Importantly, the 2006 amendments did not change the definition of a title transaction or the description of the saving event under R.C. 5301.56(B)(3)(a). Whether a recorded oil and gas lease, or the expiration of that lease, is a title transaction and hence a saving event under R.C. 5301.56(B)(3)(a) is the same analysis under either version of the act.
Notably, however, the effect of the 2006 amendment on rights claimed under the earlier version is an open question. The issue is pending before this court, including in the following cases: 2014-0803, Walker v. Shondrick-Nau; 2014-0804, Corban v. Chesapeake Exploration, L.L.C.; 2014-1208, Swartz v. Householder, and 2014-1209, Shannon v. Householder.
. The decision in Back, 160 Ohio St. 81, 113 N.E.2d 865, has led at least one commentator to question whether Ohio recognizes the ownership theory of mineral rights addressed above. See 1 Brown, The Law of Oil and Gas Leases, Section 3.02(2), fn. 37. This conclusion ignores that the issue in Back was limited to determining whether the instrument in question was required by law to be recorded. The court acknowledged the differing ownership views among the states but did not declare one view or the other to be the law of Ohio. Nor did Back expressly overrule the numerous cases before it holding that oil and gas in place is realty subject to ownership.

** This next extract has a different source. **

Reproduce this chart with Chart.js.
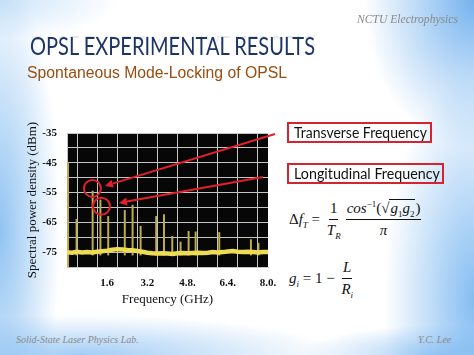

Additionally, the Dormant Mineral Act defines “mineral interest” as “a fee interest in at least one mineral regardless of how the interest is created and of the form of the interest, which may be absolute or fractional or divided or undivided.” R.C. 5301.56(A)(3). A “fee” in the property context means a “heritable interest in land.” Black’s Law Dictionary 732 (10th Ed.2014). Thus, there is little question that Ohio recognizes that a subterranean mineral estate is realty, capable of ownership and conveyance as such.
. The jurisdictional appeal in Eisenbarth has been accepted by this court. 141 Ohio St.3d 1488, 2015-Ohio-842, 26 N.E.3d 823.

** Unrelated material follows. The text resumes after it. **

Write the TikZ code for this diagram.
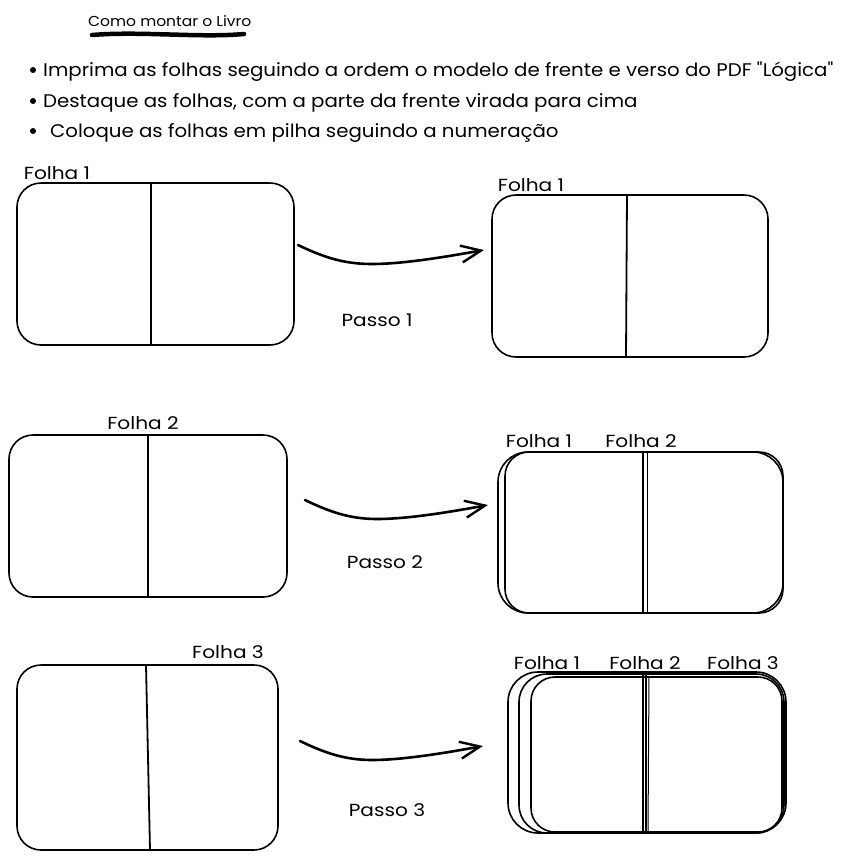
\documentclass[tikz,border=0pt]{standalone}
\usepackage{fontspec}
\setmainfont{Poppins}
\newfontfamily\hand[FakeStretch=1.15]{Poppins}
\newfontfamily\handb[FakeStretch=1.08]{Poppins}
\usetikzlibrary{arrows.meta,calc}
\begin{document}
\begin{tikzpicture}[x=1pt,y=-1pt,
  sheet/.style={draw, line width=1.6pt, rounded corners=24pt, inner sep=0pt, outer sep=0pt, anchor=north west},
  divider/.style={line width=1.8pt},
  thindiv/.style={line width=1pt},
  flow/.style={line width=2.6pt, line cap=round, -{Straight Barb[length=20pt,width=17pt,line width=2.4pt]}},
  lbl/.style={font=\hand\fontsize{17.5}{19}\selectfont, inner sep=0pt},
  bodytext/.style={font=\handb\fontsize{18.3}{20}\selectfont, inner sep=0pt, anchor=base west},
  dot/.style={circle, fill=black, inner sep=0pt, minimum size=6pt}]
\useasboundingbox (0,0) rectangle (844,868);

% header
\node[font=\handb\fontsize{14.4}{16}\selectfont, inner sep=0pt, anchor=base west] (title) at (88,26) {Como montar o Livro};
\coordinate (ulS) at (92,35);
\coordinate (ulE) at (244,34);
\draw[line width=4.5pt, line cap=round] (ulS) .. controls (140,31) and (200,38) .. (ulE);

\node[dot] (d1) at (33,70) {};
\node[bodytext] (t1) at (43,76) {Imprima as folhas seguindo a ordem o modelo de frente e verso do PDF "Lógica"};
\node[dot] (d2) at (33,101) {};
\node[bodytext] (t2) at (43,107) {Destaque as folhas, com a parte da frente virada para cima};
\node[dot] (d3) at (33,131) {};
\node[bodytext] (t3) at (50,137) {Coloque as folhas em pilha seguindo a numeração};

% row 1
\node[sheet, minimum width=277pt, minimum height=162pt] (s1a) at (17,183) {};
\draw[divider] ([xshift=134pt]s1a.north west) -- ([xshift=134pt]s1a.south west);
\node[lbl] (l1a) at (57,173) {Folha 1};

\node[sheet, minimum width=276pt, minimum height=162pt] (s1b) at (492,195) {};
\draw[divider] ([xshift=135pt]s1b.north west) -- ([xshift=134pt]s1b.south west);
\node[lbl] (l1b) at (531,185) {Folha 1};

\coordinate (a1s) at (298,245);
\coordinate (a1e) at (484,250);
\draw[flow] (a1s) .. controls (325,258) and (345,264) .. (372,264) .. controls (405,264) and (450,256) .. (a1e);
\node[lbl] (p1) at (377,320) {Passo 1};

% row 2
\node[sheet, minimum width=278pt, minimum height=162pt] (s2a) at (9,435) {};
\draw[divider] ([xshift=139pt]s2a.north west) -- ([xshift=139pt]s2a.south west);
\node[lbl] (l2a) at (143,423) {Folha 2};

\node[sheet, minimum width=285pt, minimum height=161pt, rounded corners=30pt] (s2b) at (498,452) {};
\node[sheet, minimum width=278pt, minimum height=161pt] (s2c) at (505,452) {};
\draw[line width=2.8pt] ([xshift=138pt]s2c.north west) -- ([xshift=138pt]s2c.south west);
\draw[thindiv] ([xshift=142pt]s2c.north west) -- ([xshift=142pt]s2c.south west);
\node[lbl] (l2b1) at (539,441) {Folha 1};
\node[lbl] (l2b2) at (641,441) {Folha 2};

\coordinate (a2s) at (305,500);
\coordinate (a2e) at (488,505);
\draw[flow] (a2s) .. controls (330,512) and (350,519) .. (377,519) .. controls (410,519) and (455,511) .. (a2e);
\node[lbl] (p2) at (385,562) {Passo 2};

% row 3
\node[sheet, minimum width=261pt, minimum height=185pt] (s3a) at (17,665) {};
\draw[divider] ([xshift=129pt]s3a.north west) -- ([xshift=133pt]s3a.south west);
\node[lbl] (l3a) at (228,652) {Folha 3};

\node[sheet, minimum width=278pt, minimum height=161pt, rounded corners=30pt] (s3b) at (508,672) {};
\node[sheet, minimum width=265pt, minimum height=159pt, rounded corners=28pt] (s3c) at (519,674) {};
\node[sheet, minimum width=251pt, minimum height=155pt] (s3d) at (531,677) {};
\draw[divider] (643,672) -- (643,833);
\draw[divider] (646,674) -- (646,833);
\draw[thindiv] (649,677) -- (648,832);
\node[lbl] (l3b1) at (547,663) {Folha 1};
\node[lbl] (l3b2) at (645,663) {Folha 2};
\node[lbl] (l3b3) at (743,663) {Folha 3};

\coordinate (a3s) at (300,741);
\coordinate (a3e) at (483,746);
\draw[flow] (a3s) .. controls (325,753) and (345,760) .. (372,760) .. controls (405,760) and (450,752) .. (a3e);
\node[lbl] (p3) at (387,810) {Passo 3};
\end{tikzpicture}
\end{document}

. The nature of the instrument is not a dispute presented to us for resolution. Nor is the enforceability of its provisions. The federal court has asked this court to determine whether a recorded oil and gas lease is a title transaction under the Dormant Mineral Act. Accordingly, we assume that the instrument is a lease.
. Whether the lease is a title transaction is only one element of the saving event described in R.C. 5301.56(B)(3)(a). It is also required that the mineral interest has been the subject of the title *505transaction that has been filed or recorded in the county recorder’s office. R.C. 5301.56(B)(3)(a). The questions certified to us by the federal court presume a recorded lease. And the mineral rights are the very subject of an oil and gas lease. Thus, neither of these elements is in controversy for purposes of answering the first certified question.

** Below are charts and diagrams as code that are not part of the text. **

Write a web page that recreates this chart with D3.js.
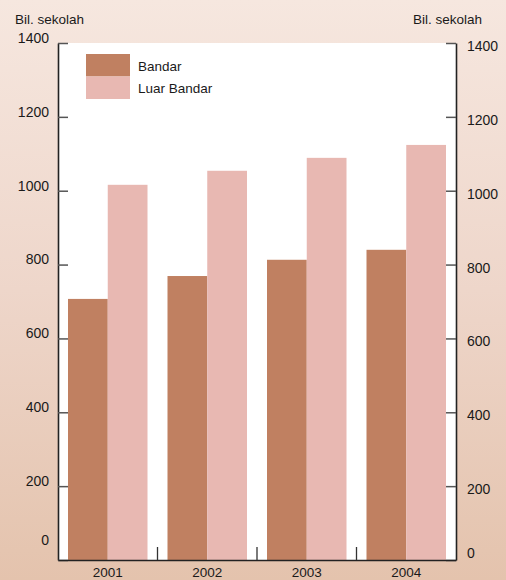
<!DOCTYPE html>
<html>
<head>
<meta charset="utf-8">
<script src="https://cdn.jsdelivr.net/npm/d3@7"></script>
<style>
  html, body { margin: 0; padding: 0; }
  body { width: 506px; height: 580px; overflow: hidden; }
  text { font-family: "Liberation Sans", Arial, Helvetica, sans-serif; fill: #1a1a1a; }
</style>
</head>
<body>
<div id="chart"></div>
<script>
// Data
const years = ["2001", "2002", "2003", "2004"];
const series = ["Bandar", "Luar Bandar"];
const bandar = [707, 769, 813, 840];
const luarBandar = [1016, 1054, 1089, 1124];
const yTicks = [0, 200, 400, 600, 800, 1000, 1200, 1400];
const colors = ["#c08061", "#e8b8b2"];

const width = 506, height = 580;
const margin = { top: 43, right: 50, bottom: 20, left: 58 };

const svg = d3.select("#chart").append("svg")
    .attr("width", width)
    .attr("height", height);

// background gradient
const grad = svg.append("defs").append("linearGradient")
    .attr("id", "bg").attr("x1", 0).attr("y1", 0).attr("x2", 0).attr("y2", 1);
grad.append("stop").attr("offset", "0%").attr("stop-color", "#f6e7df");
grad.append("stop").attr("offset", "50%").attr("stop-color", "#eed6ca");
grad.append("stop").attr("offset", "100%").attr("stop-color", "#e4c3ad");
svg.append("rect").attr("width", width).attr("height", height).attr("fill", "url(#bg)");

const x = d3.scaleBand()
    .domain(years)
    .range([margin.left, width - margin.right])
    .padding(0);

const x1 = d3.scaleBand()
    .domain(series)
    .range([10, x.bandwidth() - 10]);

const y = d3.scaleLinear()
    .domain([0, 1400])
    .range([height - margin.bottom, margin.top]);

// white plot area
svg.append("rect")
    .attr("x", margin.left).attr("y", margin.top)
    .attr("width", width - margin.left - margin.right)
    .attr("height", y(0) - margin.top)
    .attr("fill", "#fff");

// bars
const rows = years.map((yr, i) => ({ year: yr, values: [bandar[i], luarBandar[i]] }));
const groups = svg.selectAll(".grp")
    .data(rows)
    .enter().append("g")
    .attr("class", "grp")
    .attr("transform", d => `translate(${x(d.year)},0)`);

groups.selectAll("rect")
    .data(d => d.values.map((v, j) => ({ key: series[j], value: v, j: j })))
    .enter().append("rect")
    .attr("x", d => x1(d.key))
    .attr("y", d => y(d.value))
    .attr("width", x1.bandwidth())
    .attr("height", d => y(0) - y(d.value))
    .attr("fill", d => colors[d.j]);

const fmt = d3.format("d");

// left axis
const left = svg.append("g")
    .attr("transform", `translate(${margin.left},0)`)
    .call(d3.axisLeft(y).tickValues(yTicks).tickFormat(fmt).tickSize(-10).tickSizeOuter(0).tickPadding(9));
left.select(".domain").attr("stroke", "#222").attr("stroke-width", 1.6);
left.selectAll(".tick line").attr("stroke", "#555").attr("stroke-width", 1.5);
left.selectAll(".tick text")
    .style("font-size", "14px")
    .attr("dy", d => d === 0 ? "-1.1em" : "-0.05em");

// right axis
const right = svg.append("g")
    .attr("transform", `translate(${width - margin.right},0)`)
    .call(d3.axisRight(y).tickValues(yTicks).tickFormat(fmt).tickSize(-10).tickSizeOuter(0).tickPadding(11));
right.select(".domain").attr("stroke", "#222").attr("stroke-width", 1.6);
right.selectAll(".tick line").attr("stroke", "#555").attr("stroke-width", 1.5);
right.selectAll(".tick text")
    .style("font-size", "14px")
    .attr("y", d => d === 0 ? -7 : 3);

// bottom axis (labels only) + boundary ticks
const bottom = svg.append("g")
    .attr("transform", `translate(0,${y(0)})`)
    .call(d3.axisBottom(x).tickSize(0).tickSizeOuter(0).tickPadding(7));
bottom.select(".domain").attr("stroke", "#222").attr("stroke-width", 1.6);
bottom.selectAll(".tick text").style("font-size", "13.5px");

svg.selectAll(".sep")
    .data(years.slice(1))
    .enter().append("line")
    .attr("class", "sep")
    .attr("x1", d => x(d)).attr("x2", d => x(d))
    .attr("y1", y(0)).attr("y2", y(0) - 13)
    .attr("stroke", "#333").attr("stroke-width", 1.3);

// axis titles
svg.append("text").attr("x", 15).attr("y", 24)
    .style("font-size", "13.5px").text("Bil. sekolah");
svg.append("text").attr("x", 482).attr("y", 24).attr("text-anchor", "end")
    .style("font-size", "13.5px").text("Bil. sekolah");

// legend
const legend = svg.append("g").attr("transform", "translate(86,54)");
series.forEach((s, i) => {
    legend.append("rect")
        .attr("x", 0).attr("y", i * 22.5)
        .attr("width", 44).attr("height", 22.5)
        .attr("fill", colors[i]);
    legend.append("text")
        .attr("x", 52).attr("y", i * 22.5 + 16.5)
        .style("font-size", "13.5px")
        .text(s);
});
</script>
</body>
</html>
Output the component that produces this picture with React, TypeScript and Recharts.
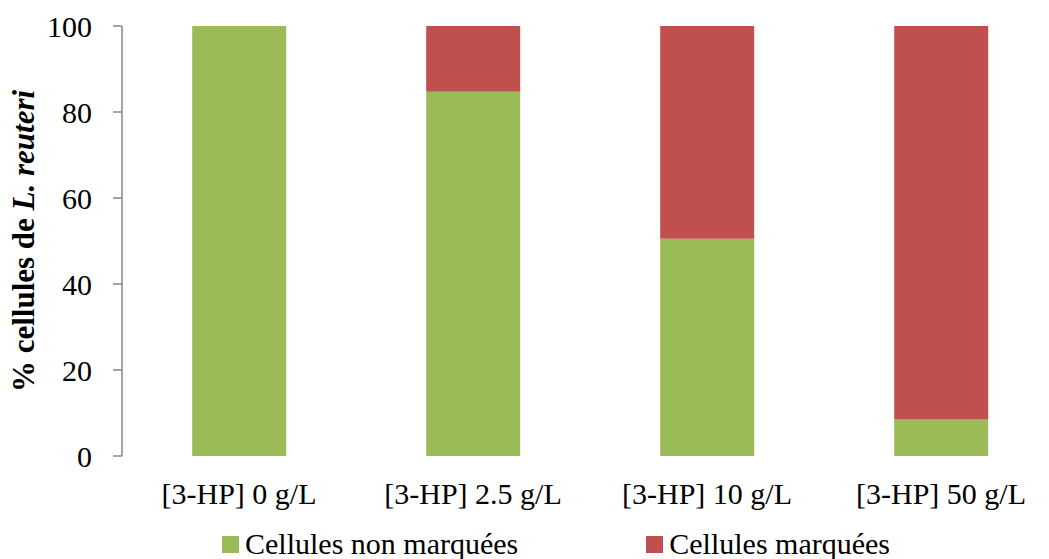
import { Bar, BarChart, XAxis, YAxis, Legend } from "recharts";

const categories = ["[3-HP] 0 g/L", "[3-HP] 2.5 g/L", "[3-HP] 10 g/L", "[3-HP] 50 g/L"];
const nonMarquees = [100, 84.7, 50.5, 8.5];
const marquees = [0, 15.3, 49.5, 91.5];
const yTicks = [0, 20, 40, 60, 80, 100];
const edgeTicks = [0, 1, 2, 3, 4];

const GREEN = "#9BBB59";
const RED = "#C0504D";
const AXIS = "#868686";
const FONT = "Liberation Serif";

const data = categories.map((name, i) => ({
  name,
  nonMarquees: nonMarquees[i],
  marquees: marquees[i],
}));

const legendItems = [
  { label: "Cellules non marquées", color: GREEN },
  { label: "Cellules marquées", color: RED },
];

function XTick(props: any) {
  const { x, y, payload } = props;
  return (
    <text x={x} y={y} dy="0.71em" textAnchor="middle" fontFamily={FONT} fontSize={30} fill="#000">
      {payload.value}
    </text>
  );
}

function YTick(props: any) {
  const { x, y, payload } = props;
  return (
    <text x={x} y={y} dy="0.355em" textAnchor="end" fontFamily={FONT} fontSize={30} fill="#000">
      {payload.value}
    </text>
  );
}

function YLabel(props: any) {
  const vb = props.viewBox || {};
  const cx = vb.x + 23;
  const cy = vb.y + vb.height / 2;
  return (
    <text
      transform={`translate(${cx},${cy}) rotate(-90)`}
      textAnchor="middle"
      dominantBaseline="central"
      fontFamily={FONT}
      fontSize={31}
      fontWeight="bold"
      fill="#000"
    >
      <tspan>% cellules de </tspan>
      <tspan fontStyle="italic">L. reuteri</tspan>
    </text>
  );
}

function LegendBox() {
  return (
    <div
      style={{
        height: 53,
        display: "flex",
        alignItems: "flex-end",
        paddingLeft: 222,
        gap: 128,
        fontFamily: FONT,
        fontSize: 30,
        color: "#000",
        lineHeight: "30px",
      }}
    >
      {legendItems.map((item) => (
        <div key={item.label} style={{ display: "flex", alignItems: "center", gap: 6 }}>
          <span style={{ display: "inline-block", width: 17, height: 17, background: item.color }} />
          <span>{item.label}</span>
        </div>
      ))}
    </div>
  );
}

export default function App() {
  return (
    <div
      style={{
        position: "absolute",
        left: 0,
        top: 0,
        width: 1049,
        height: 559,
        overflow: "hidden",
        background: "#fff",
        fontFamily: FONT,
      }}
    >
      <BarChart
        width={1060}
        height={559}
        data={data}
        margin={{ top: 26, right: 2, left: 0, bottom: 0 }}
        barCategoryGap="30%"
      >
        <XAxis
          xAxisId="edge"
          type="number"
          domain={[0, 4]}
          ticks={edgeTicks}
          allowDataOverflow
          height={0}
          tickSize={9}
          tickFormatter={() => ""}
          axisLine={{ stroke: AXIS, strokeWidth: 1.5 }}
          tickLine={{ stroke: AXIS, strokeWidth: 1.5 }}
        />
        <XAxis
          dataKey="name"
          height={50}
          axisLine={false}
          tickLine={false}
          tickSize={0}
          tickMargin={27}
          interval={0}
          tick={<XTick />}
        />
        <YAxis
          domain={[0, 100]}
          ticks={yTicks}
          width={122}
          tickSize={9}
          tickMargin={21}
          axisLine={{ stroke: AXIS, strokeWidth: 1.5 }}
          tickLine={{ stroke: AXIS, strokeWidth: 1.5 }}
          tick={<YTick />}
          label={<YLabel />}
        />
        <Legend
          verticalAlign="bottom"
          content={<LegendBox />}
          wrapperStyle={{ left: 0, width: 1060 }}
        />
        <Bar dataKey="nonMarquees" stackId="a" fill={GREEN} isAnimationActive={false} />
        <Bar dataKey="marquees" stackId="a" fill={RED} isAnimationActive={false} />
      </BarChart>
    </div>
  );
}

. The General Assembly considered, but rejected, the language used by Michigan. When the Dormant Mineral Act was introduced, Ohio contemplated language similar to that used in the Michigan statute. 117th General Assembly S.B. No. 223, as introduced, which, at R.C. 5301.56(B)(2)(a), stopped the 20-year clock if the mineral interest had been “conveyed, leased, transferred, or mortgaged by an instrument filed or recorded” in the appropriate county recorder’s office. The legislation as enacted, however, referred to a “title transaction” as a saving event rather than an interest sold, leased, mortgaged, or transferred. R.C. 5301.56(B)(3)(a).
. R.C. 5301.09 mandates the recordation of an oil and gas lease and states that all oil and gas leases, licenses, and assignments “shall be filed for record and recorded in such lease record without delay.” Failure to record the lease renders the lease invalid, unless the lessee has actual and open possession of the leasehold estate. Id. Although the statute also requires that the lessee or his successors or assigns “shall have such lease released of record” when it is forfeited by the action or inaction of the lessee, or when the term of the lease has expired, there is no similar statutory effect on the validity of the lease for failure to record the release.
. Pursuant to R.C. 5301.56(D)(1):
A mineral interest may be preserved indefinitely from being deemed abandoned under division (B) of this section by the occurrence of any of the circumstances described in division (B)(3) of this section, including, but not limited to, successive filings of claims to preserve mineral interests under division (C) of this section.